▸ **Task details**
Without including the pictures, copy out every line below.

#### Given information ####

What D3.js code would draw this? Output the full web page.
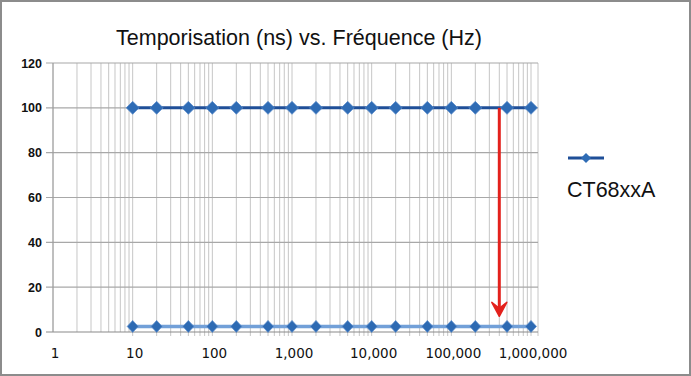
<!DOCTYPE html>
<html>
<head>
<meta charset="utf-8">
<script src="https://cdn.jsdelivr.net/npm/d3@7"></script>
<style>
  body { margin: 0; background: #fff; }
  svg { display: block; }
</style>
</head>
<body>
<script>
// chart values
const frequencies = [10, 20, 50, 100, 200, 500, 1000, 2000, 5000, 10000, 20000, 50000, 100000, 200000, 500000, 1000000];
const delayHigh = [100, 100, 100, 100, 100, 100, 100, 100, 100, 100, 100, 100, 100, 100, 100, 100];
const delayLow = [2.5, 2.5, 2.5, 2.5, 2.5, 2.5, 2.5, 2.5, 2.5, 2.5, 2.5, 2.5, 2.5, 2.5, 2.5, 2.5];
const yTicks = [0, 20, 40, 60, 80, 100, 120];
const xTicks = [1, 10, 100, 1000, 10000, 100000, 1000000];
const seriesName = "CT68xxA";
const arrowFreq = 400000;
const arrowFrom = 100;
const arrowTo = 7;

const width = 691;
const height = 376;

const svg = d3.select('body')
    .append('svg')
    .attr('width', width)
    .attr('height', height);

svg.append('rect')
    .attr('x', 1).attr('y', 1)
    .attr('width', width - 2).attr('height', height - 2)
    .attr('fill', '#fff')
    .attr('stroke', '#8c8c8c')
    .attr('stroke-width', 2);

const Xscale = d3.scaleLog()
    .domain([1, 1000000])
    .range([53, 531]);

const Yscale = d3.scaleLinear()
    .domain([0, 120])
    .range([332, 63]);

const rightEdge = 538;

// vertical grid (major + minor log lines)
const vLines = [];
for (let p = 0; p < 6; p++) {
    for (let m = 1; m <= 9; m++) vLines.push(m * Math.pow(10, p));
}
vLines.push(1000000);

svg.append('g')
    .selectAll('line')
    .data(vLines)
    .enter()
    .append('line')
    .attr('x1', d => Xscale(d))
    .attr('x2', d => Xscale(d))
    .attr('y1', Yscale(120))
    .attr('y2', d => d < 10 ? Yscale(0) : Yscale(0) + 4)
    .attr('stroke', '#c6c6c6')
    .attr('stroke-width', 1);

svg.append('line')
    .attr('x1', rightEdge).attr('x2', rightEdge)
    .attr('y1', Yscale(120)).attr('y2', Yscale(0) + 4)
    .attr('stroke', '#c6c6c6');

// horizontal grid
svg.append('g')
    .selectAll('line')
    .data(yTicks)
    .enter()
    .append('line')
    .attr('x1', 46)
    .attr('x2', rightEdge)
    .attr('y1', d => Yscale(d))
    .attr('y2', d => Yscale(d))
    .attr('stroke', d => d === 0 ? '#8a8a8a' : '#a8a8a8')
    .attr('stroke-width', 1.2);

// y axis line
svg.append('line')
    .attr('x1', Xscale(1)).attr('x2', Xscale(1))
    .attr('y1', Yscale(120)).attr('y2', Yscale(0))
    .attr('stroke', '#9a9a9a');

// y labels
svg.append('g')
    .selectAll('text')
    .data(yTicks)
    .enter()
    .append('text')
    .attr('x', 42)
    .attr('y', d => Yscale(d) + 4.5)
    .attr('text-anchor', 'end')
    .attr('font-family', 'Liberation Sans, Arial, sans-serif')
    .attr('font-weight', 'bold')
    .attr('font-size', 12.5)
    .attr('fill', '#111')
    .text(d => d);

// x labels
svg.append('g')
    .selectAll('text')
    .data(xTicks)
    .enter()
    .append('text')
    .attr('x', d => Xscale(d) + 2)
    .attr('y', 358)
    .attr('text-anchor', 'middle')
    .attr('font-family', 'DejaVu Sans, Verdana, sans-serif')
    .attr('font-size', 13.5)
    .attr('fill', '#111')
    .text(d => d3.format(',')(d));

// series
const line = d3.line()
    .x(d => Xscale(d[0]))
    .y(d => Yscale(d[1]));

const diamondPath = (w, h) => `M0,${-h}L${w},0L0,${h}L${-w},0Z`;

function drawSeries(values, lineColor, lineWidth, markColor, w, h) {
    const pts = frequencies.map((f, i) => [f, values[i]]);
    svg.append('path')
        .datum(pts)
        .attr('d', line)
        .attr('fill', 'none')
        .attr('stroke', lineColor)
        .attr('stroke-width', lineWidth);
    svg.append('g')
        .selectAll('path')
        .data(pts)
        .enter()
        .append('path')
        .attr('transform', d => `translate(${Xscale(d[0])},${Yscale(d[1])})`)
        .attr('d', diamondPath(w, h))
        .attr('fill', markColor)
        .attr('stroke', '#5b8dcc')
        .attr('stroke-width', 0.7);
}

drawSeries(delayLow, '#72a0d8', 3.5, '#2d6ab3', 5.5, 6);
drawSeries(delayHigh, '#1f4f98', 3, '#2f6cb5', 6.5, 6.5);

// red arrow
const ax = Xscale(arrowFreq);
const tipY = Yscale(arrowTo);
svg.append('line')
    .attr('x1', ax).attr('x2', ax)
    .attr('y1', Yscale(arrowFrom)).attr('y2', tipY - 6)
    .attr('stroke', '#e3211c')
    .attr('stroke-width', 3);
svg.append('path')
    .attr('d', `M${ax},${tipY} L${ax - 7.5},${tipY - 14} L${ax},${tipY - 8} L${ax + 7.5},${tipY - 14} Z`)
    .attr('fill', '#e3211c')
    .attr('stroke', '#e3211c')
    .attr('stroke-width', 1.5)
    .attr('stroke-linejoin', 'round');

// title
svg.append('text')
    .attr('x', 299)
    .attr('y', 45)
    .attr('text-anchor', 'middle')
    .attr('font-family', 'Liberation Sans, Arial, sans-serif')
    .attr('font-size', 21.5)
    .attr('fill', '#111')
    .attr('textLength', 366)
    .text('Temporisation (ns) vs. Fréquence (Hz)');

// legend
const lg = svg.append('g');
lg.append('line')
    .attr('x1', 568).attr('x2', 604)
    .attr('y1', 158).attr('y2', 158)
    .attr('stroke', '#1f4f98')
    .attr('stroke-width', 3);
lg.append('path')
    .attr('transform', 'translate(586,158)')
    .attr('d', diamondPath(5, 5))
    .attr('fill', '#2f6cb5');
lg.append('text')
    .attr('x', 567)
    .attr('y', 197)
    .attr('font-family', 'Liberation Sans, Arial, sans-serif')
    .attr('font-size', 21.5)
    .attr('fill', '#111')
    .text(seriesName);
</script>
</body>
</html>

####

▸ **Task output**
What D3.js code would draw this? Output the full web page.
<!DOCTYPE html>
<html>
<head>
<meta charset="utf-8">
<script src="https://cdn.jsdelivr.net/npm/d3@7"></script>
<style>
  body { margin: 0; background: #fff; }
  svg { display: block; }
</style>
</head>
<body>
<script>
// chart values
const frequencies = [10, 20, 50, 100, 200, 500, 1000, 2000, 5000, 10000, 20000, 50000, 100000, 200000, 500000, 1000000];
const delayHigh = [100, 100, 100, 100, 100, 100, 100, 100, 100, 100, 100, 100, 100, 100, 100, 100];
const delayLow = [2.5, 2.5, 2.5, 2.5, 2.5, 2.5, 2.5, 2.5, 2.5, 2.5, 2.5, 2.5, 2.5, 2.5, 2.5, 2.5];
const yTicks = [0, 20, 40, 60, 80, 100, 120];
const xTicks = [1, 10, 100, 1000, 10000, 100000, 1000000];
const seriesName = "CT68xxA";
const arrowFreq = 400000;
const arrowFrom = 100;
const arrowTo = 7;

const width = 691;
const height = 376;

const svg = d3.select('body')
    .append('svg')
    .attr('width', width)
    .attr('height', height);

svg.append('rect')
    .attr('x', 1).attr('y', 1)
    .attr('width', width - 2).attr('height', height - 2)
    .attr('fill', '#fff')
    .attr('stroke', '#8c8c8c')
    .attr('stroke-width', 2);

const Xscale = d3.scaleLog()
    .domain([1, 1000000])
    .range([53, 531]);

const Yscale = d3.scaleLinear()
    .domain([0, 120])
    .range([332, 63]);

const rightEdge = 538;

// vertical grid (major + minor log lines)
const vLines = [];
for (let p = 0; p < 6; p++) {
    for (let m = 1; m <= 9; m++) vLines.push(m * Math.pow(10, p));
}
vLines.push(1000000);

svg.append('g')
    .selectAll('line')
    .data(vLines)
    .enter()
    .append('line')
    .attr('x1', d => Xscale(d))
    .attr('x2', d => Xscale(d))
    .attr('y1', Yscale(120))
    .attr('y2', d => d < 10 ? Yscale(0) : Yscale(0) + 4)
    .attr('stroke', '#c6c6c6')
    .attr('stroke-width', 1);

svg.append('line')
    .attr('x1', rightEdge).attr('x2', rightEdge)
    .attr('y1', Yscale(120)).attr('y2', Yscale(0) + 4)
    .attr('stroke', '#c6c6c6');

// horizontal grid
svg.append('g')
    .selectAll('line')
    .data(yTicks)
    .enter()
    .append('line')
    .attr('x1', 46)
    .attr('x2', rightEdge)
    .attr('y1', d => Yscale(d))
    .attr('y2', d => Yscale(d))
    .attr('stroke', d => d === 0 ? '#8a8a8a' : '#a8a8a8')
    .attr('stroke-width', 1.2);

// y axis line
svg.append('line')
    .attr('x1', Xscale(1)).attr('x2', Xscale(1))
    .attr('y1', Yscale(120)).attr('y2', Yscale(0))
    .attr('stroke', '#9a9a9a');

// y labels
svg.append('g')
    .selectAll('text')
    .data(yTicks)
    .enter()
    .append('text')
    .attr('x', 42)
    .attr('y', d => Yscale(d) + 4.5)
    .attr('text-anchor', 'end')
    .attr('font-family', 'Liberation Sans, Arial, sans-serif')
    .attr('font-weight', 'bold')
    .attr('font-size', 12.5)
    .attr('fill', '#111')
    .text(d => d);

// x labels
svg.append('g')
    .selectAll('text')
    .data(xTicks)
    .enter()
    .append('text')
    .attr('x', d => Xscale(d) + 2)
    .attr('y', 358)
    .attr('text-anchor', 'middle')
    .attr('font-family', 'DejaVu Sans, Verdana, sans-serif')
    .attr('font-size', 13.5)
    .attr('fill', '#111')
    .text(d => d3.format(',')(d));

// series
const line = d3.line()
    .x(d => Xscale(d[0]))
    .y(d => Yscale(d[1]));

const diamondPath = (w, h) => `M0,${-h}L${w},0L0,${h}L${-w},0Z`;

function drawSeries(values, lineColor, lineWidth, markColor, w, h) {
    const pts = frequencies.map((f, i) => [f, values[i]]);
    svg.append('path')
        .datum(pts)
        .attr('d', line)
        .attr('fill', 'none')
        .attr('stroke', lineColor)
        .attr('stroke-width', lineWidth);
    svg.append('g')
        .selectAll('path')
        .data(pts)
        .enter()
        .append('path')
        .attr('transform', d => `translate(${Xscale(d[0])},${Yscale(d[1])})`)
        .attr('d', diamondPath(w, h))
        .attr('fill', markColor)
        .attr('stroke', '#5b8dcc')
        .attr('stroke-width', 0.7);
}

drawSeries(delayLow, '#72a0d8', 3.5, '#2d6ab3', 5.5, 6);
drawSeries(delayHigh, '#1f4f98', 3, '#2f6cb5', 6.5, 6.5);

// red arrow
const ax = Xscale(arrowFreq);
const tipY = Yscale(arrowTo);
svg.append('line')
    .attr('x1', ax).attr('x2', ax)
    .attr('y1', Yscale(arrowFrom)).attr('y2', tipY - 6)
    .attr('stroke', '#e3211c')
    .attr('stroke-width', 3);
svg.append('path')
    .attr('d', `M${ax},${tipY} L${ax - 7.5},${tipY - 14} L${ax},${tipY - 8} L${ax + 7.5},${tipY - 14} Z`)
    .attr('fill', '#e3211c')
    .attr('stroke', '#e3211c')
    .attr('stroke-width', 1.5)
    .attr('stroke-linejoin', 'round');

// title
svg.append('text')
    .attr('x', 299)
    .attr('y', 45)
    .attr('text-anchor', 'middle')
    .attr('font-family', 'Liberation Sans, Arial, sans-serif')
    .attr('font-size', 21.5)
    .attr('fill', '#111')
    .attr('textLength', 366)
    .text('Temporisation (ns) vs. Fréquence (Hz)');

// legend
const lg = svg.append('g');
lg.append('line')
    .attr('x1', 568).attr('x2', 604)
    .attr('y1', 158).attr('y2', 158)
    .attr('stroke', '#1f4f98')
    .attr('stroke-width', 3);
lg.append('path')
    .attr('transform', 'translate(586,158)')
    .attr('d', diamondPath(5, 5))
    .attr('fill', '#2f6cb5');
lg.append('text')
    .attr('x', 567)
    .attr('y', 197)
    .attr('font-family', 'Liberation Sans, Arial, sans-serif')
    .attr('font-size', 21.5)
    .attr('fill', '#111')
    .text(seriesName);
</script>
</body>
</html>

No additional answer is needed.